Last week we ran a review of Dunlop's new Biomimetic F4.0 Tour. Our reviewer, Mitch Case, loved what it did for his serve and return games, but wished it had a softer, more stable response on his groundies. This time around he's assessing that frame's lighter and more peppy sibling, the M4.0, and gives his thoughts on which new 4.0 is the better choice.
Like the F4.0 Tour, the M4.0 came strung with a full string bed of Dunlop Silk, but at a lower dynamic tension. I believe stringing at a lower tension can help make up for the reduced static weight, as the M4.0 is half an ounce lighter than the Tour. As a result, the sweet spot felt large and very powerful. While this easy access to power can be beneficial for players with more compact swings, it can also become a burden when trying to take a full cut at the ball. I found I couldn’t keep the ball between the lines as often as with the F4.0 Tour. While playing with some ladies that I coach during a 3.0 team practice, I fought control issues. Usually, I am able to make some quick adjusts to compensate, but it took a bit longer with the M4.0.
As I continued to hit, I noticed that more of my misses landed wide, as opposed to deep. The distribution of mass in the head of the M4.0 feels heavily focused at the top of the hoop. As a result, that part of the frame tended to come around a little faster than I was used to, which ultimately led to the racquet hitting more of the side of the ball than intended. I found myself having to hold back on flat and slice cross court shots.
But when hitting a more aggressive topspin ball, the distribution of mass in the frame actually improved the result. In addition to finding plenty of racquet speed and spin potential, the overall light weight, paired with the mass at the top of the hoop, helped to exaggerate the whip of the stroke. Because the topspin stroke sent the head of the racquet up, instead of around, the ball flight was far more predictable than on flat and slice shots.
In terms of feel, the lower dynamic tension of the string bed also contributed to the increased comfort of the M4.0. In addition to the increased ball pocketing, the feel was far less metallic, and only slightly tinny (which seemed to disappear with the installation of a vibration dampener). With a strung weight of around 11 ounces, the M4.0 still suffers from the same lack of stability as its heavier sibling. Harder incoming shots push the frame around quite a bit. Like with the F4.0 Tour, I think applying some lead tape to the hoop could drastically improve this characteristic.
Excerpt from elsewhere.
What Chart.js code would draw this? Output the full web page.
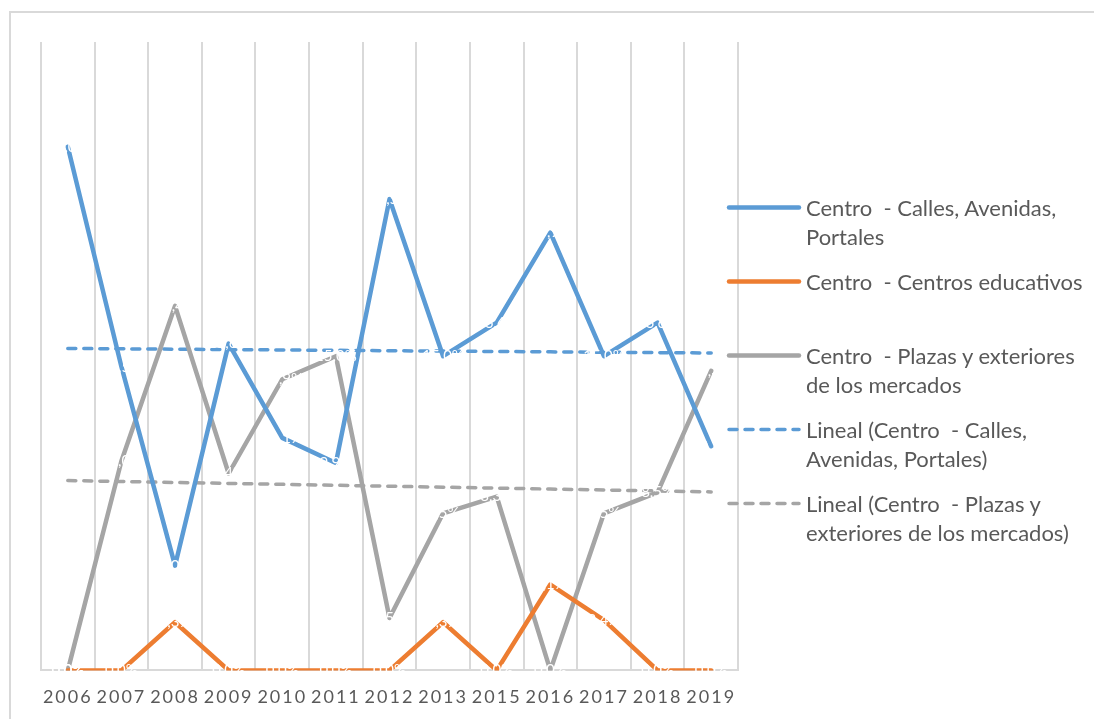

On serves, the M4.0 felt fast and easy to accelerate, which resulted in solid, aggressive shots. The racquet launched flat serves with adequate speed and/or spin, yet the ball sometimes felt lost in the string bed. As a result, I found it harder to predict where the ball would land, though it would still often land in. My hitting partner felt both the F and M frames produced great serves, but that serves from the M4.0 were slightly easier to return.
Since the specs of both frames will appeal to a fairly wide audience, I’ll break down my comparison to show which categories each frame “wins.” The heavier F4.0 Tour has more control, a crisper response, and more plow through, which resulted in awesome serves and returns, but at the cost of comfort. As advertised, the power will come from the player’s ability to move the mass of the racquet. The M4.0 has more power, comfort, maneuverability, and spin potential due to the ability to whip the frame through the stroke. However, these characteristics come at the cost of reduced control, stability, and predictable response. Unlike the F4.0 Tour, the power of the M4.0 is more of a product of the string bed, so string selection will play a huge role in how the racquet performs.
If I had to choose one frame over the other, without changing the strings, grip, or adding weight, I’d pick the F4.0 Tour in a second. The specs are closer to my preferences, and I served and returned incredibly well with the frame. However, if allowed to customize, I’d go with the M4.0, which has a ton of potential. The lighter static weight leaves ample room for players to add mass to the head or handle, or both. And, the softer response will allow players to choose less powerful string set-ups without risking too much discomfort.